New investor, please help

5 Replies

I've inherited a duplex worth approximately 195k, I owe 89k on it. I have rehabbed the duplex a couple of months ago and both units are now rented. Total rent is $1850/month. Cash flow of about $820/month. Older home built in 1890. 

I do not have a home of myself (I rent) and would like to buy a home (thinking of another duplex , living in one side). I will be able to save approximately 85k by November 2020. This would allow me to put 20% down and leave me with a decent emergency fund. 

Question: Should I use that 85k that I can save to purchase another duplex, which I would live in or should I use that money to completely pay off the rental duplex I inherited? 

Thanks!

@Dominick Marschall

Hey Dominick and welcome to the BP community. To me, you sound like you are set up to do very well in real estate investing. The fact that you can save that much money in such a short time shows me that you will do just fine with either option. I will just list a few pros and cons of each that I can see.

Paying it off: Pro- it is hard to have a property foreclosed on when it is paid off. You get to keep all the money and potentially roll it into the next property and after you rinse and repeat this process for a few properties you will have enough cashflow to buy units with just that income and almost no risk.

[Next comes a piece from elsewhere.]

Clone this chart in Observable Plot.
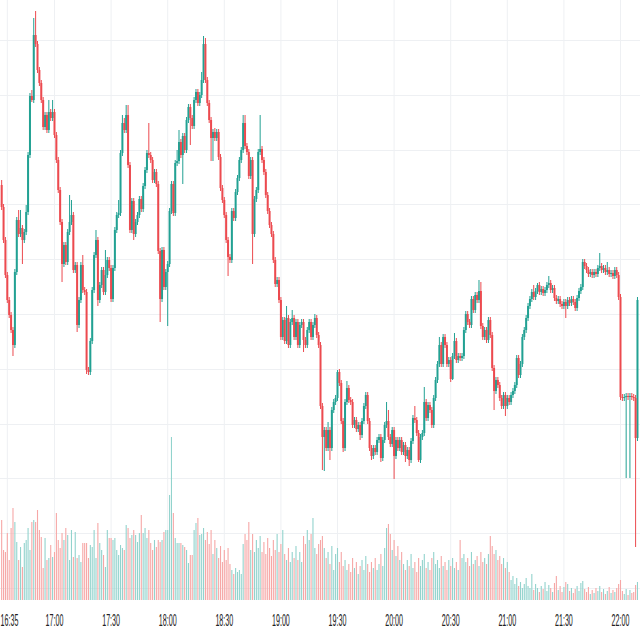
<!DOCTYPE html>
<html><head><meta charset="utf-8">
<script src="https://cdn.jsdelivr.net/npm/d3@7"></script>
<script src="https://cdn.jsdelivr.net/npm/@observablehq/plot@0.6"></script>
<style>
html,body{margin:0;padding:0;background:#fff;}
#chart{position:relative;width:640px;height:640px;overflow:hidden;background:#fff;}
#chart svg{position:absolute;left:0;top:0;}
</style></head><body><div id="chart"></div>
<script>
// 1-minute candles starting 16:32
const startHour = 16, startMinute = 32;
const open = [
815,793,760,725,700,685,670,655,728,780,766,772,760,768,788,845,904,900,965,956,
930,917,900,873,885,870,888,882,888,865,840,810,778,736,755,738,768,778,785,730,
735,675,700,735,710,708,630,628,659,710,745,760,700,715,730,708,725,740,732,701,
732,770,785,787,847,877,870,885,835,770,799,766,778,785,801,791,814,830,847,845,
840,820,828,816,749,701,750,713,728,736,789,816,787,837,839,858,845,864,850,880,
893,882,874,900,908,897,905,920,956,920,897,880,862,868,862,868,843,812,800,785,
760,743,740,789,782,808,822,840,850,877,854,848,824,840,766,801,810,848,851,840,
828,805,789,775,766,740,716,720,700,663,680,659,682,655,678,682,663,678,655,675,
678,660,655,670,678,663,675,682,665,655,594,563,570,552,570,552,590,598,602,628,
617,579,552,598,612,600,598,575,580,571,575,565,579,594,605,579,552,544,552,548,
560,563,542,560,575,579,563,556,570,544,560,552,560,548,555,544,550,540,559,582,
580,567,540,563,567,598,582,595,590,575,602,620,636,655,636,663,655,636,640,621,
644,659,640,644,642,644,670,686,678,675,701,690,705,700,709,674,663,670,660,680,
665,632,609,620,615,602,594,605,594,602,598,605,609,615,642,625,636,663,670,682,
694,701,708,703,709,715,708,711,707,710,715,717,710,712,702,699,701,696,694,698,
694,700,697,701,698,692,702,709,713,738,734,730,726,728,725,728,726,732,734,730,
732,728,730,726,727,724,730,725,703,603,602,603,604,603,604,603,602,562];
const high = [
820,796,763,728,703,688,673,731,783,790,790,775,771,795,848,907,910,982,989,959,
933,920,903,888,888,900,891,900,891,868,843,813,781,758,758,771,805,800,788,738,
738,703,738,745,713,711,633,662,713,748,770,763,718,733,733,750,743,743,735,735,
773,788,800,850,885,882,895,895,838,802,802,781,788,804,804,817,833,850,877,848,
843,831,831,819,752,753,753,731,739,792,819,819,840,850,870,861,867,867,883,896,
896,885,903,911,911,908,928,964,962,923,900,883,871,872,871,871,846,815,803,788,
763,746,792,792,811,825,843,853,885,885,857,851,843,843,804,813,851,885,854,843,
831,808,792,778,769,743,723,723,703,683,683,694,685,681,690,685,681,681,678,681,
681,663,673,681,681,678,686,685,668,658,597,573,573,578,573,593,601,605,630,631,
620,582,601,619,615,603,601,583,583,578,578,582,597,608,608,582,555,555,555,563,
566,566,563,578,598,590,566,573,573,563,563,563,563,558,558,553,553,562,585,594,
583,570,566,570,613,601,598,598,593,605,623,639,663,658,666,666,658,643,643,647,
667,662,647,647,647,673,689,689,681,704,704,708,708,720,718,677,673,673,683,683,
668,635,623,623,618,605,608,608,605,605,608,612,618,645,645,639,666,673,685,697,
704,711,715,712,717,718,714,714,713,718,724,720,715,715,705,704,704,699,701,701,
703,703,704,704,701,705,712,716,741,741,737,733,731,731,731,731,735,747,737,735,
735,738,733,730,730,733,733,728,706,606,606,607,607,607,607,606,605,703];
const low = [
790,757,722,697,682,667,644,652,725,763,763,736,757,765,785,842,898,897,953,927,
914,897,870,870,867,867,879,879,862,837,807,775,718,733,735,735,765,775,727,727,
668,672,697,707,705,626,625,625,656,707,742,694,697,712,705,705,722,729,698,698,
729,767,782,784,844,867,867,832,767,767,760,763,775,782,788,788,811,827,842,837,
817,817,813,746,678,698,710,710,674,733,786,784,784,834,836,842,816,847,847,877,
855,871,871,897,894,894,902,917,917,894,877,839,839,859,859,840,809,797,782,757,
724,737,737,779,779,805,819,837,847,851,845,821,821,736,763,798,807,845,837,825,
802,786,772,763,737,713,713,697,660,660,656,656,652,652,675,660,660,652,652,672,
648,652,652,667,660,660,672,662,652,591,530,529,549,549,540,549,587,595,599,614,
576,548,549,595,597,595,572,572,568,568,560,562,576,591,576,549,540,541,545,545,
557,538,539,557,572,560,553,553,521,541,549,549,545,545,538,541,534,537,556,577,
564,538,537,560,564,579,579,587,572,572,599,617,633,633,633,652,633,633,618,620,
641,637,637,639,639,641,667,675,672,672,687,687,697,697,671,660,660,657,657,662,
629,590,606,612,599,591,591,584,591,595,595,602,606,612,622,622,633,660,667,679,
691,698,700,700,706,705,705,704,704,707,712,707,707,699,696,696,693,691,691,682,
691,694,694,695,689,689,699,706,710,731,727,723,723,722,722,723,723,729,727,727,
725,725,723,723,721,721,722,700,600,599,599,522,600,522,600,599,453,559];
const close = [
793,760,725,700,685,670,655,728,780,766,772,760,768,788,845,904,900,965,956,930,
917,900,873,885,870,888,882,888,865,840,810,778,736,755,738,768,778,785,730,735,
675,700,735,710,708,630,628,659,710,745,760,700,715,730,708,725,740,732,701,732,
770,785,787,847,877,870,885,835,770,799,766,778,785,801,791,814,830,847,845,840,
820,828,816,749,701,750,713,728,736,789,816,787,837,839,858,845,864,850,880,893,
882,874,900,908,897,905,920,956,920,897,880,862,868,862,868,843,812,800,785,760,
743,740,789,782,808,822,840,850,877,854,848,824,840,766,801,810,848,851,840,828,
805,789,775,766,740,716,720,700,663,680,659,682,655,678,682,663,678,655,675,678,
660,655,670,678,663,675,682,665,655,594,563,570,552,570,552,590,598,602,628,617,
579,552,598,612,600,598,575,580,571,575,565,579,594,605,579,552,544,552,548,560,
563,542,560,575,579,563,556,570,544,560,552,560,548,555,544,550,540,559,582,580,
567,540,563,567,598,582,595,590,575,602,620,636,655,636,663,655,636,640,621,644,
659,640,644,642,644,670,686,678,675,701,690,705,700,709,674,663,670,660,680,665,
632,609,620,615,602,594,605,594,602,598,605,609,615,642,625,636,663,670,682,694,
701,708,703,709,715,708,711,707,710,715,717,710,712,702,699,701,696,694,698,694,
700,697,701,698,692,702,709,713,738,734,730,726,728,725,728,726,732,734,730,732,
728,730,726,727,724,730,725,703,603,602,603,604,603,604,603,602,562,700];
const volume = [
400,250,240,335,200,360,460,390,290,200,265,165,285,300,360,250,390,400,390,450,
350,315,160,310,200,210,275,215,240,435,300,260,335,300,360,325,200,350,215,340,
210,225,190,285,285,285,210,275,265,350,210,385,285,250,225,165,350,310,310,300,
310,250,225,275,260,250,375,360,310,325,350,325,290,335,425,335,360,310,350,285,
250,300,265,300,290,300,340,350,350,525,815,435,310,285,285,285,275,265,250,185,
225,225,350,385,410,325,330,360,300,340,280,350,230,300,260,210,270,190,250,200,
260,180,150,130,160,140,150,130,280,330,300,390,250,330,240,300,260,320,240,290,
230,310,260,220,300,250,330,240,280,350,230,200,260,190,240,210,270,200,240,190,
320,280,350,300,330,410,260,230,280,300,320,260,210,240,180,270,150,230,260,190,
240,170,200,150,180,140,210,160,190,130,170,200,150,220,180,140,190,160,210,150,
180,230,170,260,360,380,330,250,300,220,270,200,240,180,150,200,170,230,160,190,
140,210,170,200,230,160,190,150,210,240,180,200,160,220,170,190,150,200,170,210,
160,190,150,300,210,230,190,210,170,240,180,200,220,170,240,190,210,180,230,320,
270,230,250,200,220,180,210,160,190,140,100,120,80,110,70,90,60,80,110,70,
60,130,50,80,60,40,70,55,90,45,75,60,40,85,120,50,70,40,65,90,
80,45,60,35,55,70,45,85,95,55,40,65,30,50,35,60,45,70,40,55,
30,45,65,35,50,40,60,80,100,45,30,55,25,50,35,40,75,90];
const tickLabels = ["16:35","17:00","17:30","18:00","18:30","19:00","19:30","20:00","20:30","21:00","21:30","22:00"];
const gridPrices = [960,905,850,796,741,686,631,576,522,467,412];

const upColor = "#22a193", downColor = "#ec4a4f";
const upVol = "#92d3cd", downVol = "#f6a7a6";
const day = (h, m, s = 0) => new Date(Date.UTC(2024, 0, 2, h, m, s));
const rows = close.map((c, i) => ({
  t: day(startHour, startMinute + i), o: open[i], h: high[i], l: low[i], c, v: volume[i], up: c >= open[i]
}));
const tickTimes = tickLabels.map(s => { const [h, m] = s.split(":").map(Number); return day(h, m); });
const xDomain = [day(16, 31, 23), day(22, 10, 36)];
const up = rows.filter(d => d.up), down = rows.filter(d => !d.up);

const common = {
  width: 640, height: 640, marginTop: 0, marginBottom: 40, marginLeft: 0, marginRight: 0,
  x: {type: "utc", domain: xDomain, axis: null},
  style: {background: "transparent", fontFamily: "Liberation Sans, sans-serif"}
};

const pricePlot = Plot.plot({
  ...common,
  y: {domain: [400, 1000], axis: null},
  marks: [
    Plot.ruleY(gridPrices, {stroke: "#eef0f3", strokeWidth: 1}),
    Plot.ruleX(tickTimes, {stroke: "#eef0f3", strokeWidth: 1}),
    Plot.ruleX(up, {x: "t", y1: "l", y2: "h", stroke: upColor, strokeWidth: 1}),
    Plot.ruleX(down, {x: "t", y1: "l", y2: "h", stroke: downColor, strokeWidth: 1}),
    Plot.ruleX(up, {x: "t", y1: "o", y2: "c", stroke: upColor, strokeWidth: 2}),
    Plot.ruleX(down, {x: "t", y1: "o", y2: "c", stroke: downColor, strokeWidth: 2}),
    Plot.axisX({ticks: tickTimes, tickFormat: d3.utcFormat("%H:%M"), tickSize: 0, tickPadding: 13,
      fontSize: 17, fill: "#222", label: null})
  ]
});

const volumePlot = Plot.plot({
  ...common,
  y: {domain: [0, 3000], axis: null},
  marks: [
    Plot.ruleX(up, {x: "t", y: "v", stroke: upVol, strokeWidth: 1.1}),
    Plot.ruleX(down, {x: "t", y: "v", stroke: downVol, strokeWidth: 1.1})
  ]
});

// condensed look of the tick labels; keep the first label inside the left edge
d3.select(pricePlot).selectAll('g[aria-label="x-axis tick label"] text').each(function(_, i) {
  const tr = this.getAttribute("transform") || "";
  const m = /translate\(([-\d.]+),\s*([-\d.]+)\)/.exec(tr);
  if (i === 0 && m) {
    this.setAttribute("transform", `translate(${Math.max(+m[1], 9)},${m[2]}) scale(0.42,1)`);
  } else {
    this.setAttribute("transform", tr + " scale(0.42,1)");
  }
});

const chart = document.getElementById("chart");
chart.appendChild(pricePlot);
chart.appendChild(volumePlot);
</script>
</body></html>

Con- you will not be using the most powerful real estate asset which is leverage. Using other peoples money (the bank in this case) can radically increase your return on investment. You will have to continue to rent and maybe you want a place of your own.

Get another duplex Pro- You are using the power of leverage. You are getting three units to pay for your place to leave and maybe you get to live mortgage free so to speak. You manage more tenants and learn that side of the business.

Con- You carry more leverage and if the markets change and you can be in a tough spot if you are over leveraged(I know you said you would have an emergency fund so that is good).

I am sure there are many more but you get the idea. Good luck and keep it up either way!

@Derek Diamond Thanks for the response! If you were in my situation what would you do? 

Also, I didn't see any mention of tax benefits. Do you think I should consider this in the equation? 

I also recently became debt free, so the thought of having a mortgage on the rental and another mortgage on a house of my own scares me a little. However, I am very eager to stop renting. 

Originally posted by @Dominick Marschall :

I've inherited a duplex worth approximately 195k, I owe 89k on it. I have rehabbed the duplex a couple of months ago and both units are now rented. Total rent is $1850/month. Cash flow of about $820/month. Older home built in 1890. 

I do not have a home of myself (I rent) and would like to buy a home (thinking of another duplex , living in one side). I will be able to save approximately 85k by November 2020. This would allow me to put 20% down and leave me with a decent emergency fund. 

Question: Should I use that 85k that I can save to purchase another duplex, which I would live in or should I use that money to completely pay off the rental duplex I inherited? 

Thanks!

 Much of this depends on your tolerance for risk. You aren't overly leveraged (I don't think) on your current duplex to where even if you have some vacancies, you'll still be fine.  As long as the maintenance isn't significant on something that old.

Derek has already given you a good way to analyze it. The answer, for you, depends on your goals and tolerance for risk and leverage. 

I'd buy the second duplex if it were me, but it's not.

@Dominick Marschall

Hey Dominick - To answer your question I think you need to ask yourself what your long term goals are. Have you set goals for yourself and created a long term investing plan? Is real estate investing part of that plan and if so how active of an investor do you want to be? Are you happy working a W-2 and okay retiring at a "normal" age or do you want to retire early? I'm big on risk management - know what your risks are before making a decision and set up your plan with them in mind. What can you do to minimize those risk and how much risk are you just willing to accept? 

The route with less risk and less upside in your case is to pay down your current duplex. You'll see increased cash flow once the mortgage is payed off and be sitting on a nice chunk of money if anything ever goes south. 

You can assume more risk with higher upside and save for a new duplex. You'll be using leverage to obtain a better ROI. You may even be able to refi your current duplex to pull some money out and buy before Nov 2020. You may also want to look into a FHA loan w/ only 3.5% down since you'll be living in one side of the duplex.

As with any strategy, make sure to do your homework and plenty of research before diving in. Good luck!